MATA INDONESIA, JAKARTA – Membuka ruang dialog untuk menyelesaikan permasalahan di Papua bukanlah hal yang mustahil. Hal ini dikemukakan oleh dosen Ketahanan Nasional Sekolah Kajian Stratejik dan Global Universitas Indonesia, Dr Margaretha Hanita. Ia menegaskan bahwa hal tersebut bisa terlaksana dengan mengakomodasi semua pihak.
“Ada syarat dialog ya kalau kita ingin mendukung dialog Papua yaitu pihak yang berdialog memiliki legitimasi dan mewakili kepentingan beberapa pihak, semuanya harus dilibatkan baik di dalam maupun luar negeri,” kata Margaretha Hanita dalam Simposium Nasional bertajuk ‘Dialog Papua: Refleksi, Visi dan Aksi’ di Kanal Youtube HUMAS SIL dan SKSG UI, Kamis 20 Mei 2021.
Namun, untuk merealisasikan ruang dialog yang efektif dan adil diperlukan suatu upaya untuk menumbuhkan rasa kepercayaan bagi semua pihak terutama masyarakat asli Papua.

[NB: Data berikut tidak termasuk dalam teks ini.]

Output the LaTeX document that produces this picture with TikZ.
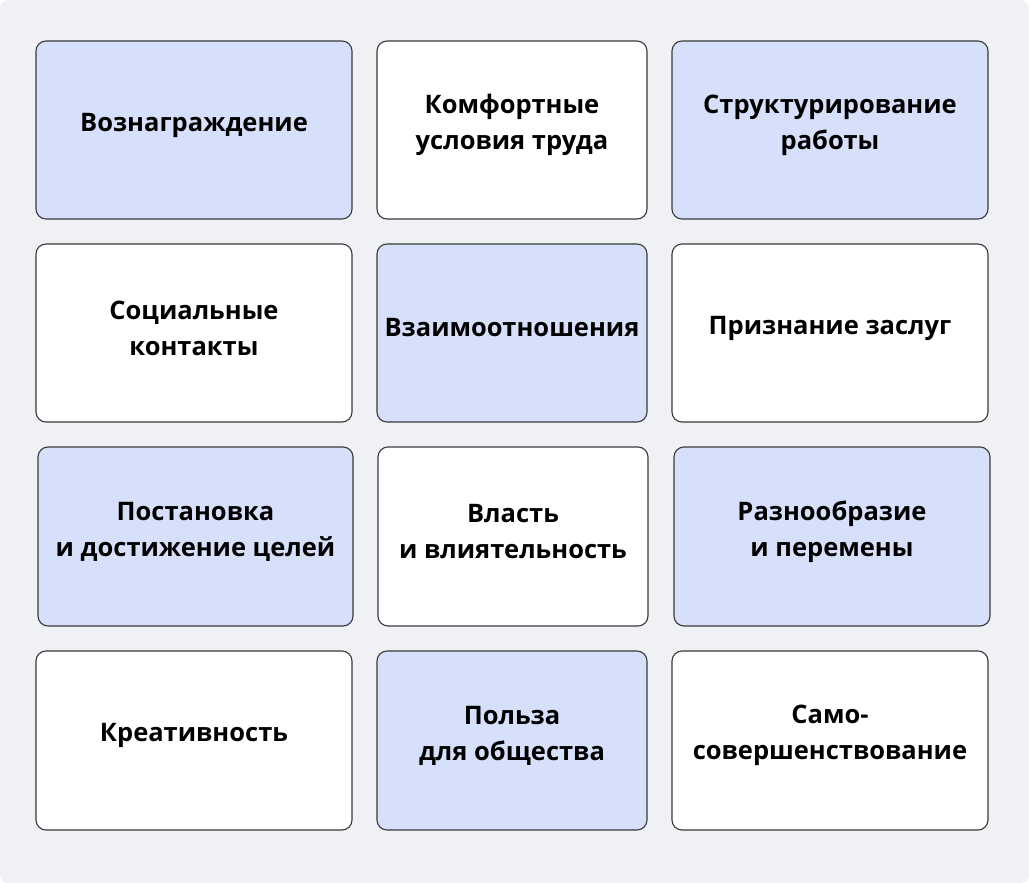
\documentclass[tikz,border=0pt]{standalone}
\usepackage{fontspec}
\setmainfont{Open Sans}
\definecolor{bg}{HTML}{F0F1F4}
\definecolor{blu}{HTML}{D6E0FA}
\definecolor{edge}{HTML}{3A3A3A}
\begin{document}
\begin{tikzpicture}[x=1pt,y=-1pt,
  card/.style={draw=edge,line width=1.1pt,rounded corners=10pt},
  lbl/.style={align=center,font=\fontsize{25.5}{36}\selectfont\bfseries,text=black}]
\useasboundingbox (0,0) rectangle (1029,883);
\fill[bg,rounded corners=8pt] (0,0) rectangle (1029,883);
\def\card#1#2#3#4#5#6#7{%
  \draw[card,fill=#5] (#1,#2) rectangle (#3,#4);
  \node[lbl] (#6) at ({(#1+#3)/2},{(#2+#4)/2-5}) {#7};}
\card{36}{41}{352}{219}{blu}{a}{Вознаграждение}
\card{377}{41}{647}{219}{white}{b}{Комфортные\\условия труда}
\card{672}{41}{988}{219}{blu}{c}{Структурирование\\работы}
\card{36}{244}{352}{422}{white}{d}{Социальные\\контакты}
\card{377}{244}{647}{422}{blu}{e}{Взаимоотношения}
\card{672}{244}{988}{422}{white}{f}{Признание заслуг}
\card{38}{447}{353}{626}{blu}{g}{Постановка\\и достижение целей}
\card{378}{447}{648}{626}{white}{h}{Власть\\и влиятельность}
\card{674}{447}{990}{626}{blu}{i}{Разнообразие\\и перемены}
\card{36}{651}{352}{830}{white}{j}{Креативность}
\card{377}{651}{647}{830}{blu}{k}{Польза\\для общества}
\card{672}{651}{988}{830}{white}{l}{Само-\\совершенствование}
\end{tikzpicture}
\end{document}
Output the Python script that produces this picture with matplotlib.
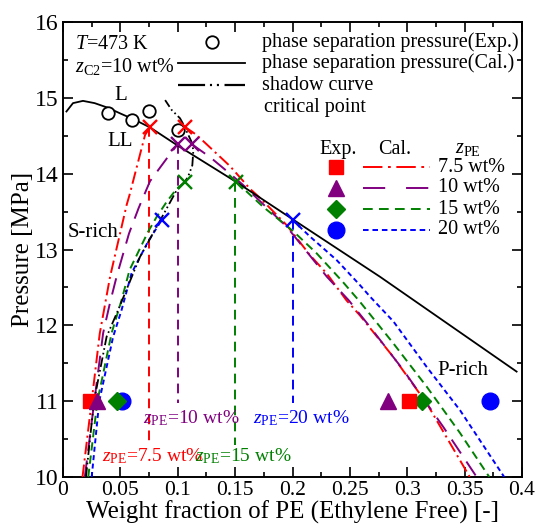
import matplotlib
matplotlib.use("Agg")
import matplotlib.pyplot as plt
from matplotlib.ticker import MultipleLocator, FuncFormatter

plt.rcParams['font.family'] = ['Liberation Serif', 'DejaVu Serif']
plt.rcParams['mathtext.fontset'] = 'custom'
plt.rcParams['mathtext.rm'] = 'Liberation Serif'
plt.rcParams['mathtext.it'] = 'Liberation Serif:italic'
plt.rcParams['lines.scale_dashes'] = False

# ---------------- data ----------------
# phase separation pressure (Exp.)
exp_x = [0.039, 0.060, 0.075, 0.100]
exp_p = [14.80, 14.71, 14.83, 14.58]

# phase separation pressure (Cal.)
cal_x = [0.003, 0.0087, 0.0174, 0.0276, 0.039, 0.0505, 0.0625, 0.0758, 0.100, 0.151, 0.200, 0.2763, 0.3953]
cal_p = [14.82, 14.93, 14.96, 14.93, 14.87, 14.79, 14.71, 14.61, 14.37, 13.89, 13.40, 12.64, 11.39]

# shadow curve
sh_x = [0.020, 0.027, 0.038, 0.048, 0.067, 0.086, 0.099, 0.106, 0.109, 0.1127, 0.1136, 0.112, 0.108, 0.106, 0.102, 0.0947, 0.089]
sh_p = [10.00, 11.00, 11.85, 12.20, 12.90, 13.42, 13.78, 13.89, 13.96, 14.11, 14.31, 14.42, 14.55, 14.62, 14.73, 14.84, 14.97]

# feed compositions
z_pe = [0.075, 0.10, 0.15, 0.20]
z_labels = ['7.5 wt%', '10 wt%', '15 wt%', '20 wt%']

# calculated coexistence curves (S-rich branch / P-rich branch)
s75_x = [0.017, 0.025, 0.032, 0.041, 0.0497, 0.0555, 0.058, 0.0715, 0.0758]
s75_p = [10.00, 11.00, 11.89, 12.64, 13.21, 13.59, 13.72, 14.51, 14.61]
p75_x = [0.106, 0.1165, 0.1455, 0.163, 0.1717, 0.195, 0.215, 0.230, 0.247, 0.2588, 0.288, 0.317, 0.3545]
p75_p = [14.62, 14.51, 14.10, 13.80, 13.68, 13.32, 12.93, 12.68, 12.33, 12.13, 11.58, 10.97, 10.00]

s10_x = [0.019, 0.0273, 0.035, 0.041, 0.047, 0.0575, 0.066, 0.0758, 0.0904, 0.100]
s10_p = [10.00, 11.00, 11.90, 12.30, 12.66, 13.21, 13.55, 13.90, 14.20, 14.39]
p10_x = [0.112, 0.128, 0.1455, 0.157, 0.195, 0.230, 0.249, 0.2675, 0.2966, 0.3314, 0.3605]
p10_p = [14.39, 14.22, 14.00, 13.85, 13.30, 12.64, 12.33, 11.98, 11.41, 10.66, 10.00]

s15_x = [0.022, 0.030, 0.0424, 0.051, 0.058, 0.074, 0.0816, 0.0904, 0.099, 0.106]
s15_p = [10.00, 11.00, 11.90, 12.33, 12.73, 13.23, 13.43, 13.63, 13.80, 13.89]
p15_x = [0.151, 0.1746, 0.2007, 0.221, 0.244, 0.2588, 0.288, 0.317, 0.346, 0.3715]
p15_p = [13.89, 13.56, 13.24, 12.95, 12.57, 12.31, 11.76, 11.19, 10.58, 10.00]

s20_x = [0.025, 0.0316, 0.0437, 0.051, 0.0598, 0.074, 0.086]
s20_p = [10.00, 11.00, 11.85, 12.20, 12.69, 13.10, 13.39]
p20_x = [0.200, 0.2153, 0.2385, 0.2588, 0.2675, 0.288, 0.317, 0.346, 0.3845]
p20_p = [13.39, 13.17, 12.86, 12.53, 12.38, 12.05, 11.45, 10.88, 10.00]

# critical points (crosses)
crit_x = [[0.0758, 0.106], [0.100, 0.112], [0.106, 0.151], [0.086, 0.200]]
crit_p = [14.61, 14.39, 13.89, 13.39]
# bottom ends of the vertical feed lines
vline_end = [10.42, 10.97, 10.42, 10.97]

# experimental coexisting compositions at 11 MPa
exp_pt_p = 11.0
exp75_x = [0.0235, 0.3018]
exp10_x = [0.0293, 0.2836]
exp15_x = [0.0468, 0.3126]
exp20_x = [0.0511, 0.3720]

# ---------------- styles ----------------
colors = ['#ff0000', '#800080', '#008000', '#0000ff']
dashes = [(0, (9, 3, 1.5, 3)), (0, (12, 7)), (0, (6, 3.6)), (0, (3.6, 2.5))]
leg_dashes = [(0, (14, 4, 2, 4)), (0, (16, 15)), (0, (7, 4.5)), (0, (4, 2.8))]
markers = ['s', '^', 'D', 'o']
msizes = [10, 11, 9, 12]
shadow_ls = (0, (7, 2.2, 1.2, 2.2, 1.2, 2.2))
vline_ls = (0, (7, 4.5))

fig = plt.figure(figsize=(5.37, 5.27), dpi=100)
ax = fig.add_axes([63/537, 1-477/527, 459/537, 455/527])

s_x = [s75_x, s10_x, s15_x, s20_x]
s_p = [s75_p, s10_p, s15_p, s20_p]
p_x = [p75_x, p10_x, p15_x, p20_x]
p_p = [p75_p, p10_p, p15_p, p20_p]
e_x = [exp75_x, exp10_x, exp15_x, exp20_x]

LW = 1.4
for i in range(4):
    ax.plot(s_x[i], s_p[i], color=colors[i], lw=LW, linestyle=dashes[i], zorder=3)
    ax.plot(p_x[i], p_p[i], color=colors[i], lw=LW, linestyle=dashes[i], zorder=3)
    ax.plot([z_pe[i], z_pe[i]], [crit_p[i], vline_end[i]], color=colors[i], lw=LW,
            linestyle=vline_ls, zorder=2)

ax.plot(cal_x, cal_p, color='black', lw=1.3, zorder=4)
ax.plot(sh_x, sh_p, color='black', lw=1.3, linestyle=shadow_ls, zorder=4)
ax.plot(exp_x, exp_p, linestyle='none', marker='o', ms=9, mfc='white', mec='black', mew=1.3, zorder=6)

for i in range(4):
    ax.plot(crit_x[i], [crit_p[i]] * 2, linestyle='none', marker='x', ms=10, mew=1.7,
            color=colors[i], zorder=7)

# experimental colored points (draw blue before green, red before purple)
order = [3, 2, 0, 1]
for i in order:
    ax.plot(e_x[i], [exp_pt_p] * 2, linestyle='none', marker=markers[i], ms=msizes[i],
            color=colors[i], mec=colors[i], zorder=8)

# axes
ax.set_xlim(0, 0.4)
ax.set_ylim(10, 16)
ax.xaxis.set_major_locator(MultipleLocator(0.05))
ax.xaxis.set_minor_locator(MultipleLocator(0.025))
ax.yaxis.set_major_locator(MultipleLocator(1))
ax.yaxis.set_minor_locator(MultipleLocator(0.5))
ax.xaxis.set_major_formatter(FuncFormatter(lambda v, p: '0' if abs(v) < 1e-9 else ('%g' % round(v, 3))))
ax.tick_params(which='both', direction='in', top=True, right=True, width=1.2)
ax.tick_params(which='major', length=7, pad=3)
ax.tick_params(axis='x', which='major', labelsize=15.5)
ax.tick_params(axis='y', which='major', labelsize=17)
ax.tick_params(which='minor', length=3.5)
for s in ax.spines.values():
    s.set_linewidth(1.4)
ax.set_xlabel('Weight fraction of PE (Ethylene Free) [-]', fontsize=18, labelpad=0)
ax.set_ylabel('Pressure [MPa]', fontsize=18, labelpad=1)

# annotations
ax.text(0.050, 15.03, 'L', fontsize=15, ha='center', va='center')
ax.text(0.050, 14.42, 'LL', fontsize=15, ha='center', va='center')
ax.text(0.004, 13.23, 'S-rich', fontsize=15, ha='left', va='center')
ax.text(0.3486, 11.41, 'P-rich', fontsize=15, ha='center', va='center')

zl_x = [0.034, 0.0697, 0.115, 0.1656]
zl_p = [10.28, 10.78, 10.28, 10.78]
for i in range(4):
    ax.text(zl_x[i], zl_p[i], r'$z_{\rm PE}$=' + z_labels[i], color=colors[i], fontsize=14,
            ha='left', va='center')

# top legend (manual)
T = ax.transAxes
ax.text(0.026, 0.950, r'$T$=473 K', transform=T, fontsize=14.5, ha='left', va='center')
ax.text(0.026, 0.902, r'$z_{\rm C2}$=10 wt%', transform=T, fontsize=14.5, ha='left', va='center')
ax.plot([0.3246], [0.956], transform=T, marker='o', ms=9, mfc='white', mec='black', mew=1.3, ls='none')
ax.plot([0.2505, 0.3965], [0.9099, 0.9099], transform=T, color='black', lw=1.3)
ax.plot([0.2505, 0.3965], [0.8615, 0.8615], transform=T, color='black', lw=1.6,
        linestyle=(0, (19.5, 3.5, 1.5, 3.5, 1.5, 4)))
leg_txt = ['phase separation pressure(Exp.)', 'phase separation pressure(Cal.)', 'shadow curve']
leg_y = [0.956, 0.9099, 0.8615]
for t, y in zip(leg_txt, leg_y):
    ax.text(0.4336, y, t, transform=T, fontsize=14.5, ha='left', va='center')
ax.text(0.438, 0.811, 'critical point', transform=T, fontsize=14.5, ha='left', va='center')

# composition legend (manual)
ax.text(0.599, 0.7187, 'Exp.', transform=T, fontsize=14.5, ha='center', va='center')
ax.text(0.7233, 0.7187, 'Cal.', transform=T, fontsize=14.5, ha='center', va='center')
ax.text(0.8824, 0.723, r'$z_{\rm PE}$', transform=T, fontsize=14.5, ha='center', va='center')
ly = [0.6813, 0.6352, 0.589, 0.5429]
for i in range(4):
    ax.plot([0.5948], [ly[i]], transform=T, marker=markers[i], ms=msizes[i], color=colors[i], ls='none')
    ax.plot([0.6536, 0.7996], [ly[i]] * 2, transform=T, color=colors[i], lw=LW, linestyle=leg_dashes[i])
    ax.text(0.817, ly[i], z_labels[i], transform=T, fontsize=14.5, ha='left', va='center')

fig.savefig('out.png', dpi=100)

“Kemudian perlindungan hukum pada peserta dialog, yaitu building trust, bagaimana semua stop kekerasan dan tidak ada intimidasi, harus percaya smeua punya itikad baik,” kata Margaretha Hanita.
Sementara itu, pemerintah masih menitikberatkan pendekatan kesejahteraan terutama untuk percepatan pembangunan di Papua dan Papua Barat. Hal ini dikemukakan oleh Wakil Presiden RI Ma’ruf Amin.
Ia menegaskan supaya masyarakat tidak salah persepsi dan menganggap bahwa pembangunan di kedua provinsi tersebut cenderung menggunakan pendekatan keamanan.
“Supaya tidak ada salah persepsi bahwa seakan-akan penanganan Papua itu lebih pendekatan keamanan, padahal justru kita ingin pendekatannya adalah pendekatan kesejahteraan,” kata Ma’ruf.